The problem:
Set down, exactly as written, the lines from the top of the data to the line that holds "from bokeh.resources import INLINE", and omit the pictures.

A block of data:
>>>

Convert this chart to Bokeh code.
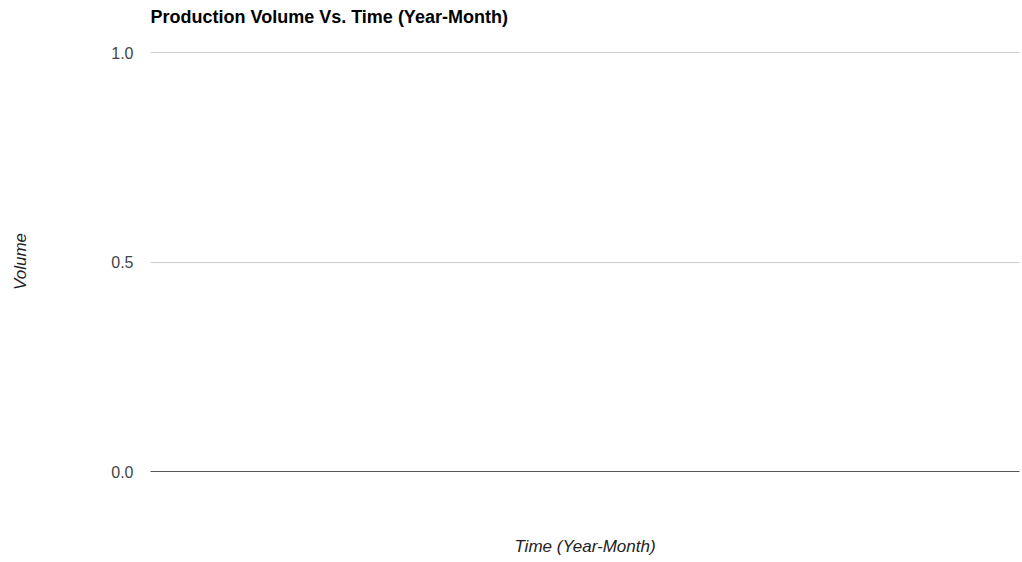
from bokeh.plotting import figure
from bokeh.models import Range1d, FixedTicker, CustomJSTickFormatter, Title
from bokeh.embed import file_html
from bokeh.resources import INLINE

# Data (the reference chart contains no data points)
months = []          # Year-Month categories
volumes = []         # production volume values
y_ticks = [0.0, 0.5, 1.0]

TITLE = "Production Volume Vs. Time (Year-Month)"
X_LABEL = "Time (Year-Month)"
Y_LABEL = "Volume"
FONT = "Liberation Sans"

p = figure(frame_width=869, frame_height=420, output_backend="svg", toolbar_location=None,
           x_range=Range1d(0, 1), y_range=Range1d(0, 1.0024),
           min_border_left=150, min_border_right=3, min_border_top=0,
           min_border_bottom=0, title=TITLE)
p.outline_line_color = None
p.background_fill_color = "white"
p.border_fill_color = "white"

p.line(x=list(range(len(months))), y=volumes, line_color="#3366cc", line_width=2)

# spacer between the title and the plot area
p.add_layout(Title(text=" ", standoff=13, text_font_size="1px"), "above")

# Title
p.title.text_font = FONT
p.title.text_font_size = "18px"
p.title.text_font_style = "bold"
p.title.text_color = "#000000"
p.title.align = "left"
p.title.vertical_align = "top"
p.title.standoff = 13

# Y axis
p.yaxis.ticker = FixedTicker(ticks=y_ticks)
p.yaxis.formatter = CustomJSTickFormatter(code="return tick.toFixed(1);")
p.yaxis.axis_line_color = None
p.yaxis.major_tick_line_color = None
p.yaxis.minor_tick_line_color = None
p.yaxis.major_label_standoff = 11
p.yaxis.major_label_text_font = FONT
p.yaxis.major_label_text_font_size = "16px"
p.yaxis.major_label_text_color = "#444444"
p.yaxis.axis_label = Y_LABEL
p.yaxis.axis_label_text_font = FONT
p.yaxis.axis_label_text_font_size = "17px"
p.yaxis.axis_label_text_font_style = "italic"
p.yaxis.axis_label_text_color = "#222222"
p.yaxis.axis_label_standoff = 78

# X axis (baseline + title)
p.xaxis.ticker = FixedTicker(ticks=[])
p.xaxis.axis_line_color = "#555555"
p.xaxis.axis_line_width = 1
p.xaxis.major_tick_line_color = None
p.xaxis.minor_tick_line_color = None
p.xaxis.axis_label = X_LABEL
p.xaxis.axis_label_text_font = FONT
p.xaxis.axis_label_text_font_size = "17px"
p.xaxis.axis_label_text_font_style = "italic"
p.xaxis.axis_label_text_color = "#222222"
p.xaxis.axis_label_text_line_height = 1.0
p.xaxis.axis_label_standoff = 65

# Grid
p.xgrid.grid_line_color = None
p.ygrid.ticker = FixedTicker(ticks=[0.5, 1.0])
p.ygrid.grid_line_color = "#cccccc"
p.ygrid.grid_line_width = 1

open("out.html", "w").write(file_html(p, INLINE))
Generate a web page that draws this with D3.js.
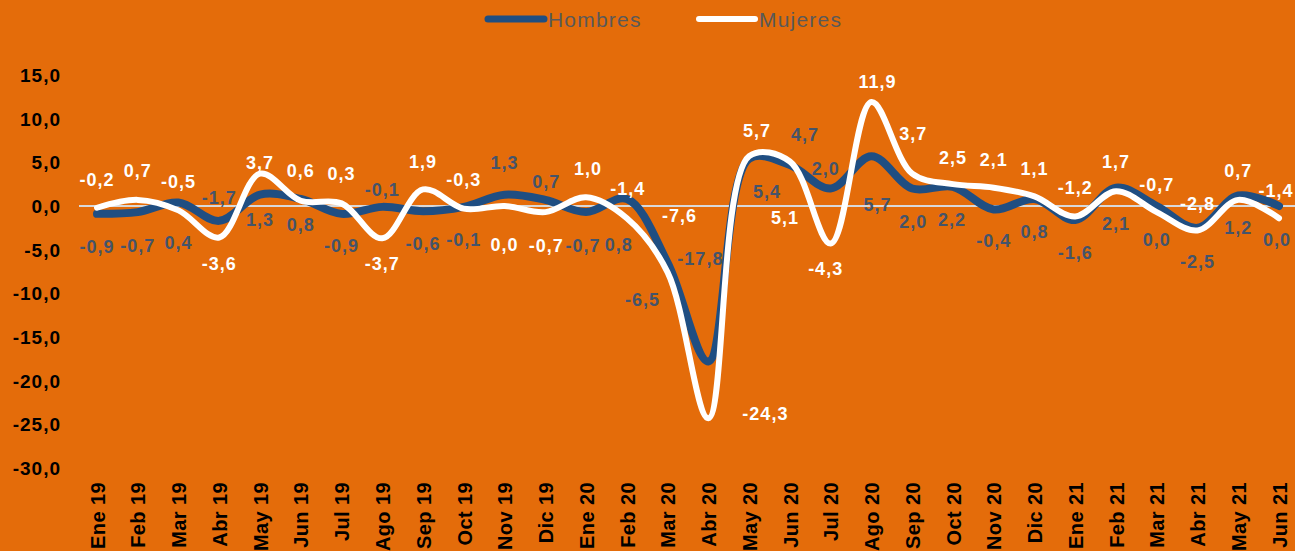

<<<

Answer to the exercise:
Convert this chart to Bokeh code.
from bokeh.plotting import figure
from bokeh.models import Range1d, FixedTicker, CustomJSTickFormatter, Title
from bokeh.embed import file_html
from bokeh.resources import INLINE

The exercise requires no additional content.